**Exercise goal:** The lines from the top of the material below through the line containing "120, 125, 130];" are to be printed exactly, with pictures omitted.

[start of Source material]

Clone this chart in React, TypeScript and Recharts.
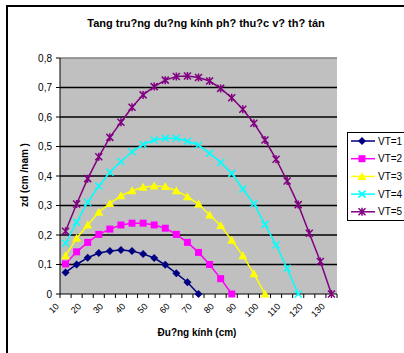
import React from 'react';
import { LineChart, Line, XAxis, YAxis, CartesianGrid, ReferenceLine, Legend } from 'recharts';

// diameter classes (cm), one category every 5 cm
const diameters = [10, 15, 20, 25, 30, 35, 40, 45, 50, 55, 60, 65, 70, 75, 80, 85, 90, 95, 100, 105, 110, 115, 120, 125, 130];

// zd (cm/năm) per crown class
const vt1 = [0.073, 0.1, 0.123, 0.139, 0.146, 0.149, 0.146, 0.136, 0.122, 0.099, 0.07, 0.04, 0];
const vt2 = [0.102, 0.143, 0.175, 0.202, 0.22, 0.234, 0.24, 0.24, 0.234, 0.223, 0.202, 0.175, 0.141, 0.1, 0.052, 0];
const vt3 = [0.13, 0.189, 0.234, 0.277, 0.307, 0.333, 0.35, 0.362, 0.366, 0.364, 0.35, 0.33, 0.305, 0.268, 0.232, 0.182, 0.13, 0.069, 0];
const vt4 = [0.172, 0.243, 0.311, 0.366, 0.413, 0.449, 0.482, 0.507, 0.522, 0.528, 0.528, 0.518, 0.505, 0.477, 0.446, 0.409, 0.356, 0.306, 0.236, 0.166, 0.087, 0];
const vt5 = [0.213, 0.305, 0.391, 0.465, 0.531, 0.582, 0.633, 0.675, 0.703, 0.725, 0.737, 0.739, 0.734, 0.722, 0.697, 0.665, 0.626, 0.579, 0.522, 0.457, 0.383, 0.303, 0.206, 0.11, 0];

const seriesKeys = ['vt1', 'vt2', 'vt3', 'vt4', 'vt5'];
const seriesNames = ['VT=1', 'VT=2', 'VT=3', 'VT=4', 'VT=5'];
const seriesColors = ['#000080', '#FF00FF', '#FFFF00', '#00FFFF', '#800080'];
const seriesShapes = ['diamond', 'square', 'triangle', 'cross', 'star'];
const seriesValues = [vt1, vt2, vt3, vt4, vt5];

const yTicks = [0, 0.1, 0.2, 0.3, 0.4, 0.5, 0.6, 0.7, 0.8];
const gridValues = [0.1, 0.2, 0.3, 0.4, 0.5, 0.6, 0.7];

const data = diameters.map((d, i) => {
  const row: any = { d };
  seriesKeys.forEach((k, s) => {
    row[k] = seriesValues[s][i];
  });
  return row;
});

const W = 404;
const H = 353;
const MARGIN = { top: 58, right: 67, bottom: 19, left: 20 };
const Y_AXIS_W = 40;
const PLOT_W = W - MARGIN.left - Y_AXIS_W - MARGIN.right;
const BAND = PLOT_W / diameters.length;

const font = '"Liberation Sans", Arial, sans-serif';

const Marker = ({ shape, cx, cy, color }: any) => {
  switch (shape) {
    case 'diamond':
      return <polygon points={`${cx},${cy - 4} ${cx + 4},${cy} ${cx},${cy + 4} ${cx - 4},${cy}`} fill={color} />;
    case 'square':
      return <rect x={cx - 3.5} y={cy - 3.5} width={7} height={7} fill={color} />;
    case 'triangle':
      return <polygon points={`${cx},${cy - 4.5} ${cx + 4.5},${cy + 3.5} ${cx - 4.5},${cy + 3.5}`} fill={color} />;
    case 'cross':
      return (
        <path
          d={`M${cx - 3.5},${cy - 3.5}L${cx + 3.5},${cy + 3.5}M${cx - 3.5},${cy + 3.5}L${cx + 3.5},${cy - 3.5}`}
          stroke={color}
          strokeWidth={1.5}
          fill="none"
        />
      );
    default:
      return (
        <path
          d={`M${cx - 3.5},${cy - 3.5}L${cx + 3.5},${cy + 3.5}M${cx - 3.5},${cy + 3.5}L${cx + 3.5},${cy - 3.5}M${cx},${cy - 4}L${cx},${cy + 4}`}
          stroke={color}
          strokeWidth={1.5}
          fill="none"
        />
      );
  }
};

const XTick = (props: any) => {
  const { x, y, payload } = props;
  const i = props.index ?? payload.index;
  const left = x - BAND / 2;
  const ax = x - 6;
  const ay = y + 13;
  return (
    <g>
      <line x1={left} y1={y} x2={left} y2={y + 4} stroke="#000" />
      {i === diameters.length - 1 && <line x1={x + BAND / 2} y1={y} x2={x + BAND / 2} y2={y + 4} stroke="#000" />}
      {i % 2 === 0 && (
        <text x={ax} y={ay} textAnchor="end" fontSize={9} fill="#000" transform={`rotate(-45 ${ax} ${ay})`}>
          {payload.value}
        </text>
      )}
    </g>
  );
};

const LegendBox = () => (
  <svg width={70} height={89} style={{ display: 'block' }}>
    <rect x={0.5} y={0.5} width={80} height={88} fill="#fff" stroke="#000" />
    {seriesNames.map((name, i) => {
      const cy = 9 + i * 17.7;
      return (
        <g key={name}>
          <line x1={4} y1={cy} x2={28} y2={cy} stroke={seriesColors[i]} strokeWidth={1.5} />
          <Marker shape={seriesShapes[i]} cx={15} cy={cy} color={seriesColors[i]} />
          <text x={31} y={cy + 3.5} fontSize={10} fill="#000" fontFamily={font}>
            {name}
          </text>
        </g>
      );
    })}
  </svg>
);

export default function App() {
  return (
    <div style={{ position: 'absolute', left: 0, top: 0, width: W, height: H, background: '#fff', overflow: 'hidden', fontFamily: font }}>
      <div style={{ position: 'absolute', left: 6, top: 5, width: 440, height: 400, border: '2px solid #000', boxSizing: 'border-box' }} />
      <LineChart width={W} height={H} data={data} margin={MARGIN}>
        <CartesianGrid horizontal={false} vertical={false} fill="#C0C0C0" />
        {gridValues.map((v) => (
          <ReferenceLine key={v} y={v} stroke="#000" strokeWidth={1.5} />
        ))}
        <ReferenceLine y={0.8} stroke="#808080" strokeWidth={1.5} />
        <XAxis
          dataKey="d"
          type="category"
          scale="band"
          interval={0}
          height={40}
          tickLine={false}
          tickSize={0}
          tickMargin={0}
          axisLine={{ stroke: '#000' }}
          tick={<XTick />}
        />
        <YAxis
          domain={[0, 0.8]}
          ticks={yTicks}
          width={Y_AXIS_W}
          tickSize={4}
          tickMargin={4}
          axisLine={{ stroke: '#000' }}
          tickLine={{ stroke: '#000' }}
          tick={{ fill: '#000', fontSize: 10 }}
          tickFormatter={(v: number) => String(v).replace('.', ',')}
        />
        <YAxis yAxisId="r" orientation="right" domain={[0, 0.8]} width={0} tick={false} tickLine={false} axisLine={{ stroke: '#808080', strokeWidth: 1.5 }} />
        {seriesKeys.map((k, s) => (
          <Line
            key={k}
            dataKey={k}
            name={seriesNames[s]}
            stroke={seriesColors[s]}
            strokeWidth={1.5}
            isAnimationActive={false}
            dot={(p: any) =>
              p.cy == null || p.value == null ? (
                <g key={`${k}-${p.index}`} />
              ) : (
                <Marker key={`${k}-${p.index}`} shape={seriesShapes[s]} cx={p.cx} cy={p.cy} color={seriesColors[s]} />
              )
            }
            activeDot={false}
          />
        ))}
        <Legend
          layout="vertical"
          align="center"
          verticalAlign="middle"
          content={() => <LegendBox />}
          wrapperStyle={{ left: 347, top: 132, width: 70, height: 89 }}
        />
      </LineChart>
      <div style={{ position: 'absolute', left: 206, top: 23, transform: 'translate(-50%, -50%)', whiteSpace: 'nowrap', fontSize: 11, fontWeight: 'bold' }}>
        Tang tru?ng du?ng kính ph? thu?c v? th? tán
      </div>
      <div style={{ position: 'absolute', left: 24, top: 175, transform: 'translate(-50%, -50%) rotate(-90deg)', whiteSpace: 'nowrap', fontSize: 10, fontWeight: 'bold' }}>
        zd (cm /nam )
      </div>
      <div style={{ position: 'absolute', left: 197, top: 332, transform: 'translate(-50%, -50%)', whiteSpace: 'nowrap', fontSize: 10, fontWeight: 'bold' }}>
        Đu?ng kính (cm)
      </div>
    </div>
  );
}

[end of Source material]

**Task response:**
Clone this chart in React, TypeScript and Recharts.
import React from 'react';
import { LineChart, Line, XAxis, YAxis, CartesianGrid, ReferenceLine, Legend } from 'recharts';

// diameter classes (cm), one category every 5 cm
const diameters = [10, 15, 20, 25, 30, 35, 40, 45, 50, 55, 60, 65, 70, 75, 80, 85, 90, 95, 100, 105, 110, 115, 120, 125, 130];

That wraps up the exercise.